» Work to do:
Return every line below as is, leaving out the pictures.

[Begin]

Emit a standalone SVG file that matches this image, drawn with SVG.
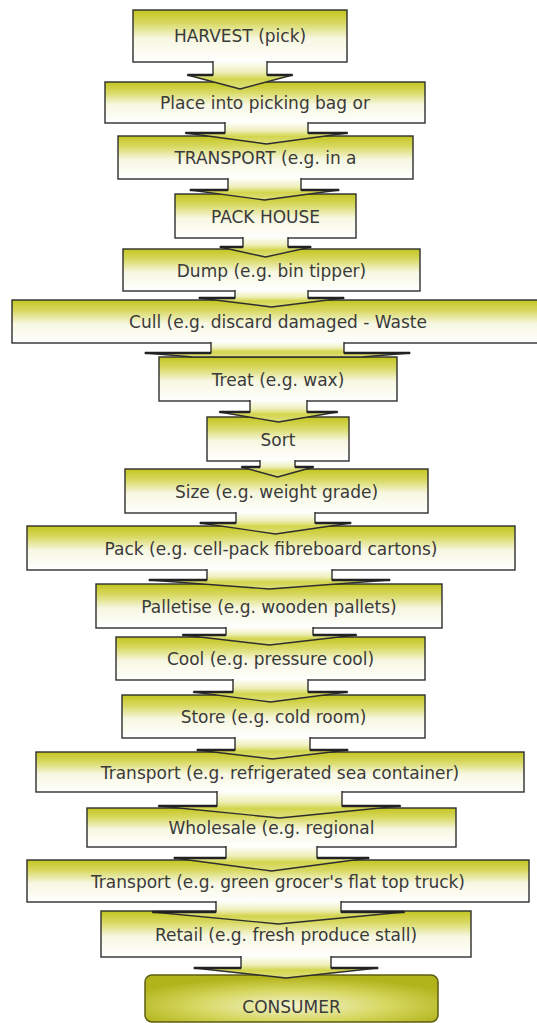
<svg xmlns="http://www.w3.org/2000/svg" width="537" height="1023" viewBox="0 0 537 1023">
<defs>
<linearGradient id="boxFill" x1="0" y1="0" x2="0" y2="1">
<stop offset="0" stop-color="#c3c51f"/>
<stop offset="0.25" stop-color="#d8d962"/>
<stop offset="0.55" stop-color="#f7f7e2"/>
<stop offset="1" stop-color="#ffffff"/>
</linearGradient>
<linearGradient id="arrowFill" x1="0" y1="0" x2="0" y2="1">
<stop offset="0" stop-color="#ffffff"/>
<stop offset="0.4" stop-color="#eeefb8"/>
<stop offset="0.65" stop-color="#d3d54e"/>
<stop offset="1" stop-color="#dfe07e"/>
</linearGradient>
<radialGradient id="consumerFill" cx="0.5" cy="0.65" r="0.6">
<stop offset="0" stop-color="#f3f3cf"/>
<stop offset="0.55" stop-color="#d6d760"/>
<stop offset="1" stop-color="#b2b41c"/>
</radialGradient>
</defs>
<style>
.box{fill:url(#boxFill);stroke:#2e2e2e;stroke-width:1.4}
.cons{fill:url(#consumerFill);stroke:#5c5c12;stroke-width:1.5}
.lbl{font-family:"DejaVu Sans",Verdana,sans-serif;font-size:17px;fill:#3a3a3a;text-anchor:middle}
.arr{fill:url(#arrowFill);stroke:#2e2e2e;stroke-width:1.4;stroke-linejoin:round}
.sh{fill:none;stroke:#222;stroke-width:2.6}
</style>
<rect width="537" height="1023" fill="#ffffff"/>
<g id="nodes">
<g id="harvest"><rect class="box" x="133" y="10" width="214" height="52"/><text class="lbl" x="240" y="42">HARVEST (pick)</text></g>
<g id="place"><rect class="box" x="105" y="82" width="320" height="41"/><text class="lbl" x="265" y="109">Place into picking bag or</text></g>
<g id="transport1"><rect class="box" x="118" y="136" width="295" height="43"/><text class="lbl" x="265.5" y="164">TRANSPORT (e.g. in a</text></g>
<g id="packhouse"><rect class="box" x="175" y="194" width="181" height="44"/><text class="lbl" x="265.5" y="222.5">PACK HOUSE</text></g>
<g id="dump"><rect class="box" x="123" y="249" width="297" height="42"/><text class="lbl" x="271.5" y="276.5">Dump (e.g. bin tipper)</text></g>
<g id="cull"><rect class="box" x="12" y="300" width="533" height="43"/><text class="lbl" x="278" y="328">Cull (e.g. discard damaged - Waste</text></g>
<g id="treat"><rect class="box" x="159" y="357" width="238" height="44"/><text class="lbl" x="278" y="385.5">Treat (e.g. wax)</text></g>
<g id="sort"><rect class="box" x="207" y="417" width="142" height="44"/><text class="lbl" x="278" y="445.5">Sort</text></g>
<g id="size"><rect class="box" x="125" y="469" width="303" height="44"/><text class="lbl" x="276.5" y="497.5">Size (e.g. weight grade)</text></g>
<g id="pack"><rect class="box" x="27" y="526" width="488" height="44"/><text class="lbl" x="271" y="554.5">Pack (e.g. cell-pack fibreboard cartons)</text></g>
<g id="palletise"><rect class="box" x="96" y="584" width="346" height="44"/><text class="lbl" x="269" y="612.5">Palletise (e.g. wooden pallets)</text></g>
<g id="cool"><rect class="box" x="116" y="637" width="309" height="43"/><text class="lbl" x="270.5" y="665">Cool (e.g. pressure cool)</text></g>
<g id="store"><rect class="box" x="122" y="695" width="303" height="43"/><text class="lbl" x="273.5" y="723">Store (e.g. cold room)</text></g>
<g id="transport2"><rect class="box" x="36" y="752" width="488" height="40"/><text class="lbl" x="280" y="778.5">Transport (e.g. refrigerated sea container)</text></g>
<g id="wholesale"><rect class="box" x="87" y="808" width="369" height="39"/><text class="lbl" x="271.5" y="834">Wholesale (e.g. regional</text></g>
<g id="transport3"><rect class="box" x="27" y="860" width="502" height="42"/><text class="lbl" x="278" y="887.5">Transport (e.g. green grocer's flat top truck)</text></g>
<g id="retail"><rect class="box" x="101" y="911" width="370" height="46"/><text class="lbl" x="286" y="940.5">Retail (e.g. fresh produce stall)</text></g>
<g id="consumer"><rect class="cons" x="145" y="975" width="293" height="47" rx="7"/><text class="lbl" x="291.5" y="1013">CONSUMER</text></g>
</g>
<g id="connectors">
<g><path class="arr" d="M213 61 V75 H187.5 L240 89 L292.5 75 H267 V61"/><path class="sh" d="M187.5 75 H213 M267 75 H292.5"/></g>
<g><path class="arr" d="M225 122 V133 H185.5 L266.5 144 L347.5 133 H308 V122"/><path class="sh" d="M185.5 133 H225 M308 133 H347.5"/></g>
<g><path class="arr" d="M228 178 V190 H190 L264.5 200 L339 190 H301 V178"/><path class="sh" d="M190 190 H228 M301 190 H339"/></g>
<g><path class="arr" d="M243 237 V247 H220 L265.5 257 L311 247 H288 V237"/><path class="sh" d="M220 247 H243 M288 247 H311"/></g>
<g><path class="arr" d="M235 290 V298 H199 L271.5 307 L344 298 H308 V290"/><path class="sh" d="M199 298 H235 M308 298 H344"/></g>
<g><path class="arr" d="M211 342 V353 H145 L193.2 357 H361.8 L410 353 H344 V342"/><path class="sh" d="M145 353 H211 M344 353 H410"/></g>
<g><path class="arr" d="M250 400 V412 H219.5 L278.5 422 L337.5 412 H307 V400"/><path class="sh" d="M219.5 412 H250 M307 412 H337.5"/></g>
<g><path class="arr" d="M260 460 V467 H241.5 L277.5 477 L313.5 467 H295 V460"/><path class="sh" d="M241.5 467 H260 M295 467 H313.5"/></g>
<g><path class="arr" d="M236 512 V523 H200 L275.5 534 L351 523 H315 V512"/><path class="sh" d="M200 523 H236 M315 523 H351"/></g>
<g><path class="arr" d="M207 569 V580 H149 L269.5 589 L390 580 H332 V569"/><path class="sh" d="M149 580 H207 M332 580 H390"/></g>
<g><path class="arr" d="M226 627 V635 H182.5 L269.5 645 L356.5 635 H313 V627"/><path class="sh" d="M182.5 635 H226 M313 635 H356.5"/></g>
<g><path class="arr" d="M233 679 V692 H193.5 L270.5 702 L347.5 692 H308 V679"/><path class="sh" d="M193.5 692 H233 M308 692 H347.5"/></g>
<g><path class="arr" d="M235 737 V750 H197 L272.5 759 L348 750 H310 V737"/><path class="sh" d="M197 750 H235 M310 750 H348"/></g>
<g><path class="arr" d="M217 791 V806 H158.5 L279.5 818 L400.5 806 H342 V791"/><path class="sh" d="M158.5 806 H217 M342 806 H400.5"/></g>
<g><path class="arr" d="M226 846 V858 H174 L271.5 871 L369 858 H317 V846"/><path class="sh" d="M174 858 H226 M317 858 H369"/></g>
<g><path class="arr" d="M216 901 V912 H152.5 L278.5 924 L404.5 912 H341 V901"/><path class="sh" d="M152.5 912 H216 M341 912 H404.5"/></g>
<g><path class="arr" d="M241 956 V968 H194 L286 978 L378 968 H331 V956"/><path class="sh" d="M194 968 H241 M331 968 H378"/></g>
</g>
</svg>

[End]

» Correct output:
Emit a standalone SVG file that matches this image, drawn with SVG.
<svg xmlns="http://www.w3.org/2000/svg" width="537" height="1023" viewBox="0 0 537 1023">
<defs>
<linearGradient id="boxFill" x1="0" y1="0" x2="0" y2="1">
<stop offset="0" stop-color="#c3c51f"/>
<stop offset="0.25" stop-color="#d8d962"/>
<stop offset="0.55" stop-color="#f7f7e2"/>
<stop offset="1" stop-color="#ffffff"/>
</linearGradient>
<linearGradient id="arrowFill" x1="0" y1="0" x2="0" y2="1">
<stop offset="0" stop-color="#ffffff"/>
<stop offset="0.4" stop-color="#eeefb8"/>
<stop offset="0.65" stop-color="#d3d54e"/>
<stop offset="1" stop-color="#dfe07e"/>
</linearGradient>
<radialGradient id="consumerFill" cx="0.5" cy="0.65" r="0.6">
<stop offset="0" stop-color="#f3f3cf"/>
<stop offset="0.55" stop-color="#d6d760"/>
<stop offset="1" stop-color="#b2b41c"/>
</radialGradient>
</defs>
<style>
.box{fill:url(#boxFill);stroke:#2e2e2e;stroke-width:1.4}
.cons{fill:url(#consumerFill);stroke:#5c5c12;stroke-width:1.5}
.lbl{font-family:"DejaVu Sans",Verdana,sans-serif;font-size:17px;fill:#3a3a3a;text-anchor:middle}
.arr{fill:url(#arrowFill);stroke:#2e2e2e;stroke-width:1.4;stroke-linejoin:round}
.sh{fill:none;stroke:#222;stroke-width:2.6}
</style>
<rect width="537" height="1023" fill="#ffffff"/>
<g id="nodes">
<g id="harvest"><rect class="box" x="133" y="10" width="214" height="52"/><text class="lbl" x="240" y="42">HARVEST (pick)</text></g>
<g id="place"><rect class="box" x="105" y="82" width="320" height="41"/><text class="lbl" x="265" y="109">Place into picking bag or</text></g>
<g id="transport1"><rect class="box" x="118" y="136" width="295" height="43"/><text class="lbl" x="265.5" y="164">TRANSPORT (e.g. in a</text></g>
<g id="packhouse"><rect class="box" x="175" y="194" width="181" height="44"/><text class="lbl" x="265.5" y="222.5">PACK HOUSE</text></g>
<g id="dump"><rect class="box" x="123" y="249" width="297" height="42"/><text class="lbl" x="271.5" y="276.5">Dump (e.g. bin tipper)</text></g>
<g id="cull"><rect class="box" x="12" y="300" width="533" height="43"/><text class="lbl" x="278" y="328">Cull (e.g. discard damaged - Waste</text></g>
<g id="treat"><rect class="box" x="159" y="357" width="238" height="44"/><text class="lbl" x="278" y="385.5">Treat (e.g. wax)</text></g>
<g id="sort"><rect class="box" x="207" y="417" width="142" height="44"/><text class="lbl" x="278" y="445.5">Sort</text></g>
<g id="size"><rect class="box" x="125" y="469" width="303" height="44"/><text class="lbl" x="276.5" y="497.5">Size (e.g. weight grade)</text></g>
<g id="pack"><rect class="box" x="27" y="526" width="488" height="44"/><text class="lbl" x="271" y="554.5">Pack (e.g. cell-pack fibreboard cartons)</text></g>
<g id="palletise"><rect class="box" x="96" y="584" width="346" height="44"/><text class="lbl" x="269" y="612.5">Palletise (e.g. wooden pallets)</text></g>
<g id="cool"><rect class="box" x="116" y="637" width="309" height="43"/><text class="lbl" x="270.5" y="665">Cool (e.g. pressure cool)</text></g>
<g id="store"><rect class="box" x="122" y="695" width="303" height="43"/><text class="lbl" x="273.5" y="723">Store (e.g. cold room)</text></g>
<g id="transport2"><rect class="box" x="36" y="752" width="488" height="40"/><text class="lbl" x="280" y="778.5">Transport (e.g. refrigerated sea container)</text></g>
<g id="wholesale"><rect class="box" x="87" y="808" width="369" height="39"/><text class="lbl" x="271.5" y="834">Wholesale (e.g. regional</text></g>
<g id="transport3"><rect class="box" x="27" y="860" width="502" height="42"/><text class="lbl" x="278" y="887.5">Transport (e.g. green grocer's flat top truck)</text></g>
<g id="retail"><rect class="box" x="101" y="911" width="370" height="46"/><text class="lbl" x="286" y="940.5">Retail (e.g. fresh produce stall)</text></g>
<g id="consumer"><rect class="cons" x="145" y="975" width="293" height="47" rx="7"/><text class="lbl" x="291.5" y="1013">CONSUMER</text></g>
</g>
<g id="connectors">
<g><path class="arr" d="M213 61 V75 H187.5 L240 89 L292.5 75 H267 V61"/><path class="sh" d="M187.5 75 H213 M267 75 H292.5"/></g>
<g><path class="arr" d="M225 122 V133 H185.5 L266.5 144 L347.5 133 H308 V122"/><path class="sh" d="M185.5 133 H225 M308 133 H347.5"/></g>
<g><path class="arr" d="M228 178 V190 H190 L264.5 200 L339 190 H301 V178"/><path class="sh" d="M190 190 H228 M301 190 H339"/></g>
<g><path class="arr" d="M243 237 V247 H220 L265.5 257 L311 247 H288 V237"/><path class="sh" d="M220 247 H243 M288 247 H311"/></g>
<g><path class="arr" d="M235 290 V298 H199 L271.5 307 L344 298 H308 V290"/><path class="sh" d="M199 298 H235 M308 298 H344"/></g>
<g><path class="arr" d="M211 342 V353 H145 L193.2 357 H361.8 L410 353 H344 V342"/><path class="sh" d="M145 353 H211 M344 353 H410"/></g>
<g><path class="arr" d="M250 400 V412 H219.5 L278.5 422 L337.5 412 H307 V400"/><path class="sh" d="M219.5 412 H250 M307 412 H337.5"/></g>
<g><path class="arr" d="M260 460 V467 H241.5 L277.5 477 L313.5 467 H295 V460"/><path class="sh" d="M241.5 467 H260 M295 467 H313.5"/></g>
<g><path class="arr" d="M236 512 V523 H200 L275.5 534 L351 523 H315 V512"/><path class="sh" d="M200 523 H236 M315 523 H351"/></g>
<g><path class="arr" d="M207 569 V580 H149 L269.5 589 L390 580 H332 V569"/><path class="sh" d="M149 580 H207 M332 580 H390"/></g>
<g><path class="arr" d="M226 627 V635 H182.5 L269.5 645 L356.5 635 H313 V627"/><path class="sh" d="M182.5 635 H226 M313 635 H356.5"/></g>
<g><path class="arr" d="M233 679 V692 H193.5 L270.5 702 L347.5 692 H308 V679"/><path class="sh" d="M193.5 692 H233 M308 692 H347.5"/></g>
<g><path class="arr" d="M235 737 V750 H197 L272.5 759 L348 750 H310 V737"/><path class="sh" d="M197 750 H235 M310 750 H348"/></g>
<g><path class="arr" d="M217 791 V806 H158.5 L279.5 818 L400.5 806 H342 V791"/><path class="sh" d="M158.5 806 H217 M342 806 H400.5"/></g>
<g><path class="arr" d="M226 846 V858 H174 L271.5 871 L369 858 H317 V846"/><path class="sh" d="M174 858 H226 M317 858 H369"/></g>
<g><path class="arr" d="M216 901 V912 H152.5 L278.5 924 L404.5 912 H341 V901"/><path class="sh" d="M152.5 912 H216 M341 912 H404.5"/></g>
<g><path class="arr" d="M241 956 V968 H194 L286 978 L378 968 H331 V956"/><path class="sh" d="M194 968 H241 M331 968 H378"/></g>
</g>
</svg>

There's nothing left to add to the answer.